The Security Council will ponder the ICGLR proposal in terms of how it can help advance the MONUSCO peacekeeper mandate, Mr. Ladsous told reporters.

It will do the same for two other proposals Mr. Ladsous presented. He said there could be “additional force enablers,” which referred to adding equipment that MONUSCO could use to boost its efficiency.

He also said the Council could choose to support an “expanded version” of the ICGLR’s Joint Verification Mechanism, which monitors the border between DRC and Rwanda. According to media reports, Rwanda has allegedly played a role in the multi-faceted conflict in the eastern DRC over the years.

Mr.
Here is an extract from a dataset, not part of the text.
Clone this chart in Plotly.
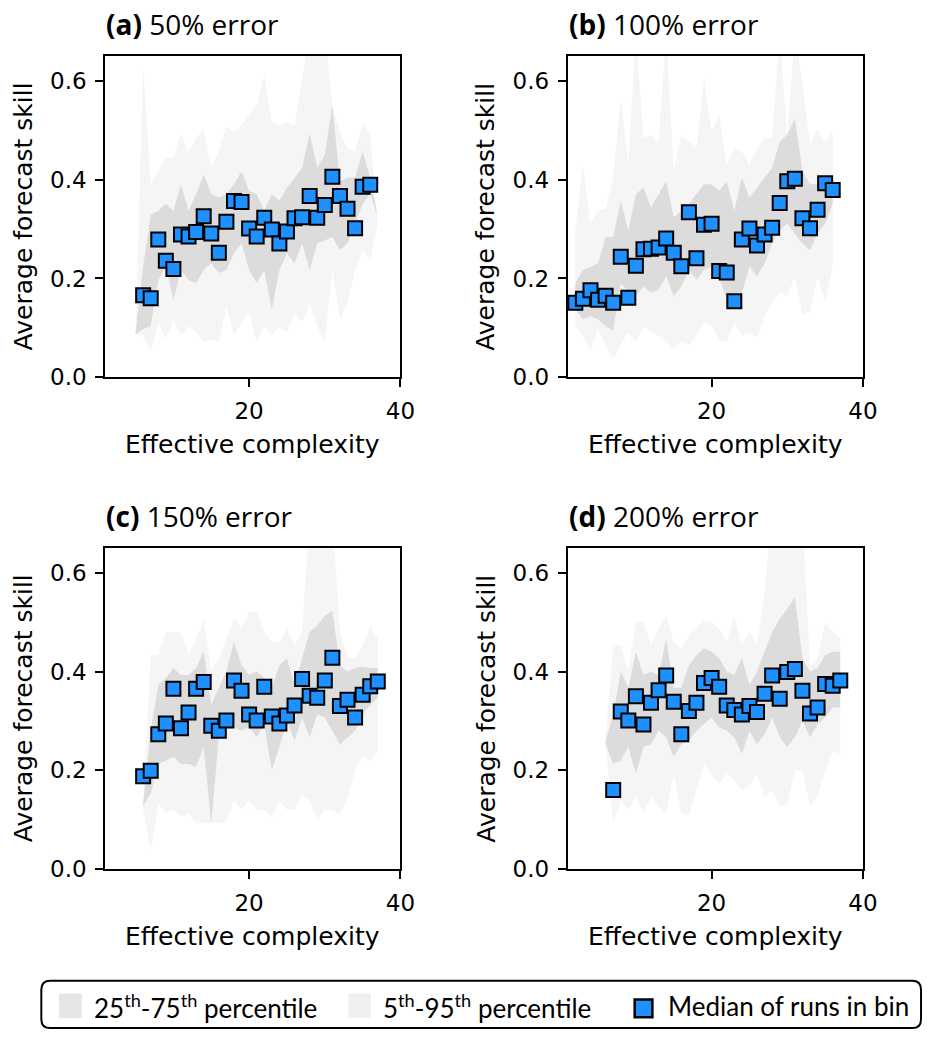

Ladsous described the proposals as “very preliminary thoughts” on the part of the UN Department of Peacekeeping Operations (DPKO), which he heads.

“Security (Council) members reacted with considerable interest to those ideas,” Mr. Ladsous said. “Of course, they will want to consider options, and this is what we are working upon,” he added, saying that an “important dimension” would be to consult countries contributing troops to MONUSCO.

The peacekeeping chief noted that the UN had responded to a Ugandan request to provide some technical help for peace talks the East African country is to host in its capital, Kampala, between the DRC Government and the M23.

He said the UN was developing “contingency plans” in the event the M23 seeks to return to Goma, adding that despite the armed group’s withdrawal, some elements of it remained north of the city.

For now, MONUSCO “continues to patrol actively in the city,” said Mr. Ladsous, adding it was doing so alongside 2,400 DRC police, who had returned in the wake of the M23’s withdrawal.

Mr. Ladsous said the UN was also investigating a number of reports of human rights abuses allegedly committed by M23 members and other armed groups – and also by “some elements” of FARDC troops in the town of Minova, close to Goma.

Health centres recorded some 70 rapes in the area of Minova, according to an inter-UN agency assessment mission this week, while media reports said FARDC troops reportedly withdrew from Minova after losing Goma to the M23.

“We have taken measures to patrol regularly around the various displaced persons camps to prevent further attacks,” Mr. Ladsous said.

Separately today, a UN spokesperson, Eduardo del Buey, told a news briefing at UN Headquarters that preliminary investigations by MONUSCO indicate that some FARDC troops committed violations “including rape and looting.”

“MONUSCO cannot confirm the reported figure of 72 rapes, but it is on the ground conducting further investigations,” he said at a briefing for journalists, citing an updated statistic for the number of rape victims.

Mr. del Buey also said MONUSCO was investigating allegations of violations including killings, wounding of civilians, rape, looting, as well as the forced recruitment of children by M23 elements in Goma and neighbouring areas.

Reacting to the reports, the UN Secretary-General’s Special Representative on Sexual Violence in Conflict, Zainab Hawa Bangura, expressed her alarm at the increasing incidents of attacks in eastern DRC.

“I strongly condemn these acts of sexual violence and other human rights abuses,” she said in a statement.